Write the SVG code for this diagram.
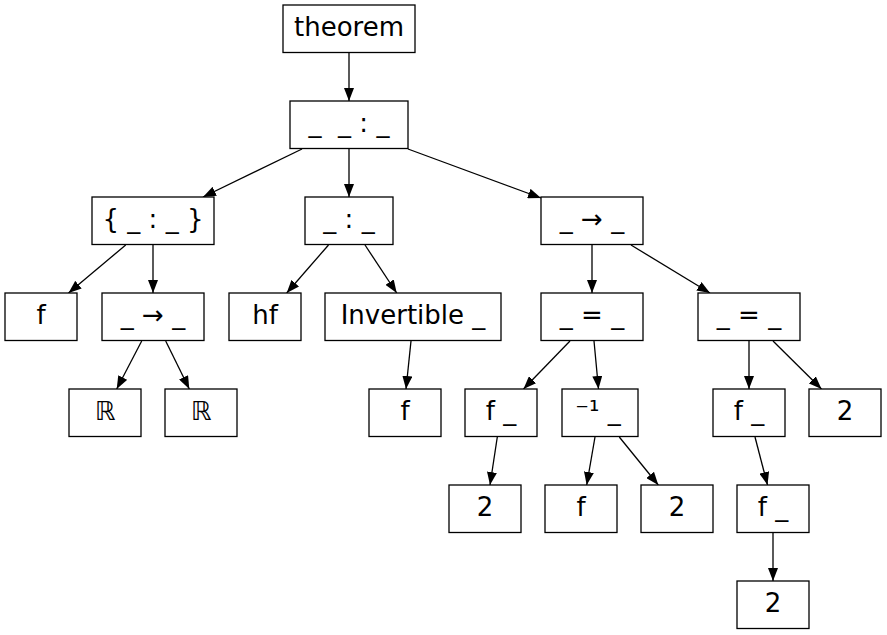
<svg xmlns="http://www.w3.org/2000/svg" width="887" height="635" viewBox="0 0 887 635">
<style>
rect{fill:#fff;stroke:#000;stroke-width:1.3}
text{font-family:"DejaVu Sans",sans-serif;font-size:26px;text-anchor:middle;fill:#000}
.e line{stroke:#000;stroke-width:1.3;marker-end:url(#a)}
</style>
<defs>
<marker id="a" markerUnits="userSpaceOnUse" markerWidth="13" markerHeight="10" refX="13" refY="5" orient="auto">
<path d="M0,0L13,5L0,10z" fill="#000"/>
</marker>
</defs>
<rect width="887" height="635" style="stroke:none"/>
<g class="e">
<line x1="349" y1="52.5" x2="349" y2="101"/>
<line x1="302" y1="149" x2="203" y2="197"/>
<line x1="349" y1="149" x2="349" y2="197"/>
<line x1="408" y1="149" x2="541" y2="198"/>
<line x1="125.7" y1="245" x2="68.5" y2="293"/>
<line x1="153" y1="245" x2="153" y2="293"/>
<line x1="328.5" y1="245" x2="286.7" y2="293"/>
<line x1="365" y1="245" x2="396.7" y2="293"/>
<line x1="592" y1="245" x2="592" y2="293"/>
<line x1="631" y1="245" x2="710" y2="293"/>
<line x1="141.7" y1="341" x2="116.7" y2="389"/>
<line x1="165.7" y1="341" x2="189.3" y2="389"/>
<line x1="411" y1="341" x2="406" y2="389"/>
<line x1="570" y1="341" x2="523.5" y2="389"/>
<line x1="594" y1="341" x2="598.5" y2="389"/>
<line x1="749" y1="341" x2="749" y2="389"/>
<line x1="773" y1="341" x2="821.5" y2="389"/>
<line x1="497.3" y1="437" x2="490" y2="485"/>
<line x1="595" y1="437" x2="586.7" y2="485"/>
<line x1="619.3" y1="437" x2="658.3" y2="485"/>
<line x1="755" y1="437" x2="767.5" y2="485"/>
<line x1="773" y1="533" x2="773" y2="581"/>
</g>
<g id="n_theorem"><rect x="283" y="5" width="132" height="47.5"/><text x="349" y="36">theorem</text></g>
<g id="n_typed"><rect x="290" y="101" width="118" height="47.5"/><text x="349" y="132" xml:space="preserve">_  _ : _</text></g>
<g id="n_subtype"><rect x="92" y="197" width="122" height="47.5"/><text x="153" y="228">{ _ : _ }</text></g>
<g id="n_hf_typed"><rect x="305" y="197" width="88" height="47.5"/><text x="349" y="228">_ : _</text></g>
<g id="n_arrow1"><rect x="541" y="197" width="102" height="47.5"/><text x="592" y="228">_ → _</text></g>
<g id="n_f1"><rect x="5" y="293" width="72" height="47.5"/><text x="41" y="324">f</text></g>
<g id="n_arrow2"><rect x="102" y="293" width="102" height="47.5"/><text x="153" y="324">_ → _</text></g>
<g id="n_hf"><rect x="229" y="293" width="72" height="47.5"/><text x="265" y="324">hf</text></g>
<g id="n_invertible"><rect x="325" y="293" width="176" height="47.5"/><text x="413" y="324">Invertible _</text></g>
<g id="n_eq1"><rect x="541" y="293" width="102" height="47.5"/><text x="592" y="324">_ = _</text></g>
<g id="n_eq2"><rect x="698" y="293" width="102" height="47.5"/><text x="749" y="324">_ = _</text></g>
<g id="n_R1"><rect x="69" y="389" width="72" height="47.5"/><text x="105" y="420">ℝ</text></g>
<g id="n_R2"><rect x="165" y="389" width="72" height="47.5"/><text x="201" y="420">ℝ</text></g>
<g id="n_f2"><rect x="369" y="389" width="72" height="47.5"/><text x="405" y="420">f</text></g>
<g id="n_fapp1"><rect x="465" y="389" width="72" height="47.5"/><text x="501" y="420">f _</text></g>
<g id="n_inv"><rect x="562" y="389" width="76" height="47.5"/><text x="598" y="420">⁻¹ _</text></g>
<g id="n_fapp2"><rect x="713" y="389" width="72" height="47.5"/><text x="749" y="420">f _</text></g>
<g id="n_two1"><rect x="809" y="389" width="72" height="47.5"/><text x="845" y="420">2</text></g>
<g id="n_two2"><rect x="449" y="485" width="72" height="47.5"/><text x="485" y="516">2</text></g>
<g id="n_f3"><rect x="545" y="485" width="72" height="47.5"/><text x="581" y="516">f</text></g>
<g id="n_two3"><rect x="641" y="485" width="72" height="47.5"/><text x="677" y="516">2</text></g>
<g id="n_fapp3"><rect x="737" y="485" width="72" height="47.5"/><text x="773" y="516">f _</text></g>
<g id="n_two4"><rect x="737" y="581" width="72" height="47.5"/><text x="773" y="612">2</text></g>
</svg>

**What to work on:** Omit each picture, then return all of the listing exactly as it stands.

**Output below:**
Write the SVG code for this diagram.
<svg xmlns="http://www.w3.org/2000/svg" width="887" height="635" viewBox="0 0 887 635">
<style>
rect{fill:#fff;stroke:#000;stroke-width:1.3}
text{font-family:"DejaVu Sans",sans-serif;font-size:26px;text-anchor:middle;fill:#000}
.e line{stroke:#000;stroke-width:1.3;marker-end:url(#a)}
</style>
<defs>
<marker id="a" markerUnits="userSpaceOnUse" markerWidth="13" markerHeight="10" refX="13" refY="5" orient="auto">
<path d="M0,0L13,5L0,10z" fill="#000"/>
</marker>
</defs>
<rect width="887" height="635" style="stroke:none"/>
<g class="e">
<line x1="349" y1="52.5" x2="349" y2="101"/>
<line x1="302" y1="149" x2="203" y2="197"/>
<line x1="349" y1="149" x2="349" y2="197"/>
<line x1="408" y1="149" x2="541" y2="198"/>
<line x1="125.7" y1="245" x2="68.5" y2="293"/>
<line x1="153" y1="245" x2="153" y2="293"/>
<line x1="328.5" y1="245" x2="286.7" y2="293"/>
<line x1="365" y1="245" x2="396.7" y2="293"/>
<line x1="592" y1="245" x2="592" y2="293"/>
<line x1="631" y1="245" x2="710" y2="293"/>
<line x1="141.7" y1="341" x2="116.7" y2="389"/>
<line x1="165.7" y1="341" x2="189.3" y2="389"/>
<line x1="411" y1="341" x2="406" y2="389"/>
<line x1="570" y1="341" x2="523.5" y2="389"/>
<line x1="594" y1="341" x2="598.5" y2="389"/>
<line x1="749" y1="341" x2="749" y2="389"/>
<line x1="773" y1="341" x2="821.5" y2="389"/>
<line x1="497.3" y1="437" x2="490" y2="485"/>
<line x1="595" y1="437" x2="586.7" y2="485"/>
<line x1="619.3" y1="437" x2="658.3" y2="485"/>
<line x1="755" y1="437" x2="767.5" y2="485"/>
<line x1="773" y1="533" x2="773" y2="581"/>
</g>
<g id="n_theorem"><rect x="283" y="5" width="132" height="47.5"/><text x="349" y="36">theorem</text></g>
<g id="n_typed"><rect x="290" y="101" width="118" height="47.5"/><text x="349" y="132" xml:space="preserve">_  _ : _</text></g>
<g id="n_subtype"><rect x="92" y="197" width="122" height="47.5"/><text x="153" y="228">{ _ : _ }</text></g>
<g id="n_hf_typed"><rect x="305" y="197" width="88" height="47.5"/><text x="349" y="228">_ : _</text></g>
<g id="n_arrow1"><rect x="541" y="197" width="102" height="47.5"/><text x="592" y="228">_ → _</text></g>
<g id="n_f1"><rect x="5" y="293" width="72" height="47.5"/><text x="41" y="324">f</text></g>
<g id="n_arrow2"><rect x="102" y="293" width="102" height="47.5"/><text x="153" y="324">_ → _</text></g>
<g id="n_hf"><rect x="229" y="293" width="72" height="47.5"/><text x="265" y="324">hf</text></g>
<g id="n_invertible"><rect x="325" y="293" width="176" height="47.5"/><text x="413" y="324">Invertible _</text></g>
<g id="n_eq1"><rect x="541" y="293" width="102" height="47.5"/><text x="592" y="324">_ = _</text></g>
<g id="n_eq2"><rect x="698" y="293" width="102" height="47.5"/><text x="749" y="324">_ = _</text></g>
<g id="n_R1"><rect x="69" y="389" width="72" height="47.5"/><text x="105" y="420">ℝ</text></g>
<g id="n_R2"><rect x="165" y="389" width="72" height="47.5"/><text x="201" y="420">ℝ</text></g>
<g id="n_f2"><rect x="369" y="389" width="72" height="47.5"/><text x="405" y="420">f</text></g>
<g id="n_fapp1"><rect x="465" y="389" width="72" height="47.5"/><text x="501" y="420">f _</text></g>
<g id="n_inv"><rect x="562" y="389" width="76" height="47.5"/><text x="598" y="420">⁻¹ _</text></g>
<g id="n_fapp2"><rect x="713" y="389" width="72" height="47.5"/><text x="749" y="420">f _</text></g>
<g id="n_two1"><rect x="809" y="389" width="72" height="47.5"/><text x="845" y="420">2</text></g>
<g id="n_two2"><rect x="449" y="485" width="72" height="47.5"/><text x="485" y="516">2</text></g>
<g id="n_f3"><rect x="545" y="485" width="72" height="47.5"/><text x="581" y="516">f</text></g>
<g id="n_two3"><rect x="641" y="485" width="72" height="47.5"/><text x="677" y="516">2</text></g>
<g id="n_fapp3"><rect x="737" y="485" width="72" height="47.5"/><text x="773" y="516">f _</text></g>
<g id="n_two4"><rect x="737" y="581" width="72" height="47.5"/><text x="773" y="612">2</text></g>
</svg>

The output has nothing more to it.